Starting at the line that contains "Write the matplotlib code for this chart." and stopping after the line that contains "black_tri_m = [1.0e-5]", copy the lines exactly. Pictures are left out.
Start Record list
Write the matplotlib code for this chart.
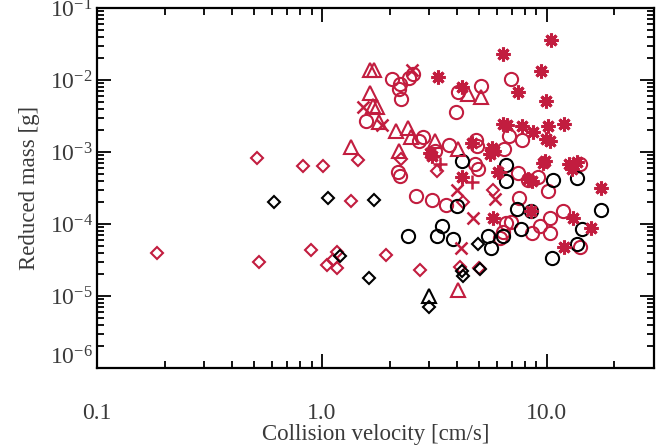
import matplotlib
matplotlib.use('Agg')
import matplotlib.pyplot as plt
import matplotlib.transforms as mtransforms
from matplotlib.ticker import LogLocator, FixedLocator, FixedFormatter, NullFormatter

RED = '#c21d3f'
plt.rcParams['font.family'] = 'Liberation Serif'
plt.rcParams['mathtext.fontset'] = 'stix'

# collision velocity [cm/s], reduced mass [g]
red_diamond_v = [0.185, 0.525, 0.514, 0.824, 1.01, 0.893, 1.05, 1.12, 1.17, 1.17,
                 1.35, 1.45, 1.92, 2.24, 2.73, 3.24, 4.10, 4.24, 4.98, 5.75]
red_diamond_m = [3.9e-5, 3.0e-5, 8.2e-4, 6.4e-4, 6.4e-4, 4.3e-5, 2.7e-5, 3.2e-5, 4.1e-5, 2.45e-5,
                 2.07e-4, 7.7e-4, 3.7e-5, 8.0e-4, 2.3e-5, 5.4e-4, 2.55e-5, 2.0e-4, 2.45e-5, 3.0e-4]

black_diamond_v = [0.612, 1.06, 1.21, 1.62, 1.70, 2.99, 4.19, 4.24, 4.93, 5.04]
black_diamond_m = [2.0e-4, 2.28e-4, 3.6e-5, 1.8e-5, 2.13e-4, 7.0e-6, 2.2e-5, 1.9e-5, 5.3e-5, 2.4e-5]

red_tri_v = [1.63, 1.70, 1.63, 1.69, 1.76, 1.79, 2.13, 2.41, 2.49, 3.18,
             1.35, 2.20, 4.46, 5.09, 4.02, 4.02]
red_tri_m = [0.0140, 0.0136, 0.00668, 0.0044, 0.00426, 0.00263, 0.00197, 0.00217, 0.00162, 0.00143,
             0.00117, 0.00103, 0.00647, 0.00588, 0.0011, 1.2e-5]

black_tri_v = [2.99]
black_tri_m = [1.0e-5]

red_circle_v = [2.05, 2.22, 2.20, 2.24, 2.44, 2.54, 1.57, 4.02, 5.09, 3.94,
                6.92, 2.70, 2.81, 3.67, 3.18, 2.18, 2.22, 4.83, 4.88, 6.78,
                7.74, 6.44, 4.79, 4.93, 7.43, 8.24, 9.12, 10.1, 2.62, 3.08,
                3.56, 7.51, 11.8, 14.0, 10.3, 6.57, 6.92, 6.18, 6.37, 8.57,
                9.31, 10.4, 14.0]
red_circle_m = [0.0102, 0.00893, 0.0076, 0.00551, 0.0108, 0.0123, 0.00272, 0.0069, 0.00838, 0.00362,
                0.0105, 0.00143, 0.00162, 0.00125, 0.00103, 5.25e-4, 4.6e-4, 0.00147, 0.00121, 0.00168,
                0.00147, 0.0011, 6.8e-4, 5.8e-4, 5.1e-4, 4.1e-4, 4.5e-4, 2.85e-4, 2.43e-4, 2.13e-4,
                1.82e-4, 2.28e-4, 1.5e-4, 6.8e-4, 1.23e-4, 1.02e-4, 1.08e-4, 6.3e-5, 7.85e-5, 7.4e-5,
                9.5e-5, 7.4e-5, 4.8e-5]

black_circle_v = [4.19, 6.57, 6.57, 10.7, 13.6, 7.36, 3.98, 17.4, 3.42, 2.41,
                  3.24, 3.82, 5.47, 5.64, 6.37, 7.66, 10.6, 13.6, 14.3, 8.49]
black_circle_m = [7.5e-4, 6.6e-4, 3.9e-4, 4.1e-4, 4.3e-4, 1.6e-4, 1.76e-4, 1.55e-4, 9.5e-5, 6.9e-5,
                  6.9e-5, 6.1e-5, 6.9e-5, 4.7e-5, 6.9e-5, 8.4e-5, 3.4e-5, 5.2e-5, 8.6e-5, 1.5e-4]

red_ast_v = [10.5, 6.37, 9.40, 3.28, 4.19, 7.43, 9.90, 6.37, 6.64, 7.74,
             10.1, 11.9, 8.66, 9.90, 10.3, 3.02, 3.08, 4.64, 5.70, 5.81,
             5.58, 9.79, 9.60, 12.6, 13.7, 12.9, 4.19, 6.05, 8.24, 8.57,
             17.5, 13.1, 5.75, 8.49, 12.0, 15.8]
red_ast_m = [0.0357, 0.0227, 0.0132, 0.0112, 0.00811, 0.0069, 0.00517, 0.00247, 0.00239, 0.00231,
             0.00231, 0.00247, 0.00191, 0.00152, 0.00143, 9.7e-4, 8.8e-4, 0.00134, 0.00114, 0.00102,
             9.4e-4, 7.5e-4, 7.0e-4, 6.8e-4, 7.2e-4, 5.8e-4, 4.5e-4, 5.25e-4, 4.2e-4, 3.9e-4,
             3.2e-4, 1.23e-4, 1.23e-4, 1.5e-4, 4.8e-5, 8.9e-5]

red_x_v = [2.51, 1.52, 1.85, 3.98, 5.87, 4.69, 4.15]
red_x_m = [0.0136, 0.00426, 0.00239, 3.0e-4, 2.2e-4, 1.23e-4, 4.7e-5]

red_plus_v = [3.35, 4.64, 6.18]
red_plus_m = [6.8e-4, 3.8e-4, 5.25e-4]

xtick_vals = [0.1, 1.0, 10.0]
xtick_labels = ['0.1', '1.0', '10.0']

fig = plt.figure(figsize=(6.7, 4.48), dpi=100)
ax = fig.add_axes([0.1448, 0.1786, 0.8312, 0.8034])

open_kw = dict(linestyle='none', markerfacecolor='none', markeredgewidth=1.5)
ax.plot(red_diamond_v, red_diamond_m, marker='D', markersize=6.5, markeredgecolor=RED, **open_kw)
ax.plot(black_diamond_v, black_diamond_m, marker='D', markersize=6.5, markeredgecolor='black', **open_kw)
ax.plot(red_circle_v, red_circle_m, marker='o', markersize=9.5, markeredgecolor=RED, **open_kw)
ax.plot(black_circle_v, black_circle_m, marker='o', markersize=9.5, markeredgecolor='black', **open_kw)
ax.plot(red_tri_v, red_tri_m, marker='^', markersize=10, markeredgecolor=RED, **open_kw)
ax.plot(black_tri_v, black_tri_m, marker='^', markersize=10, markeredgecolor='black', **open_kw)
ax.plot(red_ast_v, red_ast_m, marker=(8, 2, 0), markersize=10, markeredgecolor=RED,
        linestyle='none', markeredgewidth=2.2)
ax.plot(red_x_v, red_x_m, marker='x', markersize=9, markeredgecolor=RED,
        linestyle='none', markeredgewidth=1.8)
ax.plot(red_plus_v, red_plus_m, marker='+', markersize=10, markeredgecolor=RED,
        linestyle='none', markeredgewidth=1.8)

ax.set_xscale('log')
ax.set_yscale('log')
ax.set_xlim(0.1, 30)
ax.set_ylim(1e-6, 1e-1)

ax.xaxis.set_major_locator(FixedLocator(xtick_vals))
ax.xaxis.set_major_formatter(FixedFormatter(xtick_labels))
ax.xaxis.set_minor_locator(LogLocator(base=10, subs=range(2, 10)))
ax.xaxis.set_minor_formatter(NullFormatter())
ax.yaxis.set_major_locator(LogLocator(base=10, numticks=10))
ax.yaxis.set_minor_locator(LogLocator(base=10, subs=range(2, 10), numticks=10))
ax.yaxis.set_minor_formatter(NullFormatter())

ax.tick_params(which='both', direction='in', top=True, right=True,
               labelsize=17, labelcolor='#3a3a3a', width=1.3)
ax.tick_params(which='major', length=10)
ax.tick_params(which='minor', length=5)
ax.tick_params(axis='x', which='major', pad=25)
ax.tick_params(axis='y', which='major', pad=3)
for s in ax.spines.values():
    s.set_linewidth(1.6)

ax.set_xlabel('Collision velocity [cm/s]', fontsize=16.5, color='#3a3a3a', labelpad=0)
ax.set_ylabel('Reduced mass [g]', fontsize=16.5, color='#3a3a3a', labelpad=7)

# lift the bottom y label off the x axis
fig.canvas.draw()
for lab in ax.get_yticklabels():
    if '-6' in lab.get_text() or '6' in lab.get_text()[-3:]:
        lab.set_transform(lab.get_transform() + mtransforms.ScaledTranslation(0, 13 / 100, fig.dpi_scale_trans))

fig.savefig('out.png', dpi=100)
End Record list
Start Record list
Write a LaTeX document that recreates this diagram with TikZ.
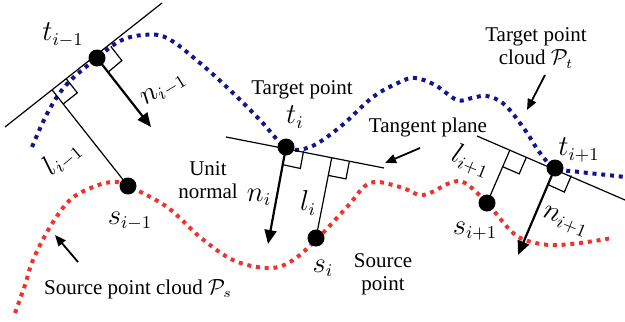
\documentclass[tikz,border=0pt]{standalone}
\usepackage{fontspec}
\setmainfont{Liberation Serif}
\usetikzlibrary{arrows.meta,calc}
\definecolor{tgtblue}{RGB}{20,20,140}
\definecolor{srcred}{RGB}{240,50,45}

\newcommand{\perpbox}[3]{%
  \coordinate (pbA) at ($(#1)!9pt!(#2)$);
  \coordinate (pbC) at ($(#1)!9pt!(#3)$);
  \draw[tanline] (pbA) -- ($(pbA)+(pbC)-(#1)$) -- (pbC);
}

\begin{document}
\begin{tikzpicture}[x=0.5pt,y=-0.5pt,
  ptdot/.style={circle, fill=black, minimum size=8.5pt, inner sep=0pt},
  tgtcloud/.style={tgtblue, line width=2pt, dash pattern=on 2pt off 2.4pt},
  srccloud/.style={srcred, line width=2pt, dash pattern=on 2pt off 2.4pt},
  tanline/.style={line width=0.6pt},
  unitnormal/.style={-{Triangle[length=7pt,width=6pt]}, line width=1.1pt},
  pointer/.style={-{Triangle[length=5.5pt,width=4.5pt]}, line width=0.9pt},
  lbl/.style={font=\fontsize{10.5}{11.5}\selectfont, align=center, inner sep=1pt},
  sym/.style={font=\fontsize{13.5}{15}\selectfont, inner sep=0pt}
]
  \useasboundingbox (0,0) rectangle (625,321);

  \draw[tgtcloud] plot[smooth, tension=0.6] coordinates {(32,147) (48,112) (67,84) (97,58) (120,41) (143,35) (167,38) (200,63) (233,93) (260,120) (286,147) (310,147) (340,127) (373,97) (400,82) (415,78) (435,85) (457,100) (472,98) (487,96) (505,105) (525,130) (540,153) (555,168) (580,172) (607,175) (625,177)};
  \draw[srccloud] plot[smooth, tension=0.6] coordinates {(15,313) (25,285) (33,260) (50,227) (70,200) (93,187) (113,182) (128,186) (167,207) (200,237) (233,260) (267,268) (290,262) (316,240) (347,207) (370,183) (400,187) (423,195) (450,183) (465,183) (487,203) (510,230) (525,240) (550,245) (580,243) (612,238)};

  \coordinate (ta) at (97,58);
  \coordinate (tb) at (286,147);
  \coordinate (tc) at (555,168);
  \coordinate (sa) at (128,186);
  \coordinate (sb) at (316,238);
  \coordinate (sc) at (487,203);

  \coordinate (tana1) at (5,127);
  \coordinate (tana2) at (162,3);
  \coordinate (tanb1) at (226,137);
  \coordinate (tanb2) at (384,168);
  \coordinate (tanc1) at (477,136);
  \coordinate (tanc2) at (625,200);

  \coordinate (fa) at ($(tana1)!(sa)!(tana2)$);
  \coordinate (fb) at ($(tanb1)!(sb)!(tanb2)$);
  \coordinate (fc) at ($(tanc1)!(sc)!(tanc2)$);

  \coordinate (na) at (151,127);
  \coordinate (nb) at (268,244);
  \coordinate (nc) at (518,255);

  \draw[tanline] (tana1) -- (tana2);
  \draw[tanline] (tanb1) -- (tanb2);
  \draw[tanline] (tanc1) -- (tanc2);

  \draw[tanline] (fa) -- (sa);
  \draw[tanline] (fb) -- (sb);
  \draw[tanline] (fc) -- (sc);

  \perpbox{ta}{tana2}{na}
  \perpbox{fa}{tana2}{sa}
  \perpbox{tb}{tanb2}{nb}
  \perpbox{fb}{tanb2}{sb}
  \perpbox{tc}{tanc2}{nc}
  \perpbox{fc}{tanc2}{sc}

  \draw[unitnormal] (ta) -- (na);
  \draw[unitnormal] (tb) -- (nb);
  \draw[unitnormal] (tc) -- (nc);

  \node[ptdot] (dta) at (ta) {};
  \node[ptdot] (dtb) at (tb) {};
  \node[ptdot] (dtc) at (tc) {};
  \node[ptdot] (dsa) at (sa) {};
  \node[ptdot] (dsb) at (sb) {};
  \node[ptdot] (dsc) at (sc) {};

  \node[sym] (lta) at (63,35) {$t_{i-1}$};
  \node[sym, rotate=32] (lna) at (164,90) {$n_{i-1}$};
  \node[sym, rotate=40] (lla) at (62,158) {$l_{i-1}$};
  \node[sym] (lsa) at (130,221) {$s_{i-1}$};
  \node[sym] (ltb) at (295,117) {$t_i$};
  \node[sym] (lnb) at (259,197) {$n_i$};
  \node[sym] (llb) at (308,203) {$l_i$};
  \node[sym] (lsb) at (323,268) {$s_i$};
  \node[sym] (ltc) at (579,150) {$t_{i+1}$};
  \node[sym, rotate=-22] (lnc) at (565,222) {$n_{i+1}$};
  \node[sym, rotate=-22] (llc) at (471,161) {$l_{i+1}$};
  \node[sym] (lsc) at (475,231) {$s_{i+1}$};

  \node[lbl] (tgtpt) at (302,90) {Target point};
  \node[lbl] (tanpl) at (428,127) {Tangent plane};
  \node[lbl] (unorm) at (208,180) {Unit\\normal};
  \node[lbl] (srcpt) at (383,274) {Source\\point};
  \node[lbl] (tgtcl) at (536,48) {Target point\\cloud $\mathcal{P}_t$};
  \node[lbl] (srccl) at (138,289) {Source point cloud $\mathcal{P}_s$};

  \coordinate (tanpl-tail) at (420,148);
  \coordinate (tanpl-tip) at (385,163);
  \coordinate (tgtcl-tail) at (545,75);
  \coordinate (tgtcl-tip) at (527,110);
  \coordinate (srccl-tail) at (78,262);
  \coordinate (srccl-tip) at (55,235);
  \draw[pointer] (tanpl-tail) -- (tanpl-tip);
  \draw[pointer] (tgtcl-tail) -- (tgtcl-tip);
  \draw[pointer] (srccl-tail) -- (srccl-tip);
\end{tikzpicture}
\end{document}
End Record list
[Result of this exercise]:
Write the matplotlib code for this chart.
import matplotlib
matplotlib.use('Agg')
import matplotlib.pyplot as plt
import matplotlib.transforms as mtransforms
from matplotlib.ticker import LogLocator, FixedLocator, FixedFormatter, NullFormatter

RED = '#c21d3f'
plt.rcParams['font.family'] = 'Liberation Serif'
plt.rcParams['mathtext.fontset'] = 'stix'

# collision velocity [cm/s], reduced mass [g]
red_diamond_v = [0.185, 0.525, 0.514, 0.824, 1.01, 0.893, 1.05, 1.12, 1.17, 1.17,
                 1.35, 1.45, 1.92, 2.24, 2.73, 3.24, 4.10, 4.24, 4.98, 5.75]
red_diamond_m = [3.9e-5, 3.0e-5, 8.2e-4, 6.4e-4, 6.4e-4, 4.3e-5, 2.7e-5, 3.2e-5, 4.1e-5, 2.45e-5,
                 2.07e-4, 7.7e-4, 3.7e-5, 8.0e-4, 2.3e-5, 5.4e-4, 2.55e-5, 2.0e-4, 2.45e-5, 3.0e-4]

black_diamond_v = [0.612, 1.06, 1.21, 1.62, 1.70, 2.99, 4.19, 4.24, 4.93, 5.04]
black_diamond_m = [2.0e-4, 2.28e-4, 3.6e-5, 1.8e-5, 2.13e-4, 7.0e-6, 2.2e-5, 1.9e-5, 5.3e-5, 2.4e-5]

red_tri_v = [1.63, 1.70, 1.63, 1.69, 1.76, 1.79, 2.13, 2.41, 2.49, 3.18,
             1.35, 2.20, 4.46, 5.09, 4.02, 4.02]
red_tri_m = [0.0140, 0.0136, 0.00668, 0.0044, 0.00426, 0.00263, 0.00197, 0.00217, 0.00162, 0.00143,
             0.00117, 0.00103, 0.00647, 0.00588, 0.0011, 1.2e-5]

black_tri_v = [2.99]
black_tri_m = [1.0e-5]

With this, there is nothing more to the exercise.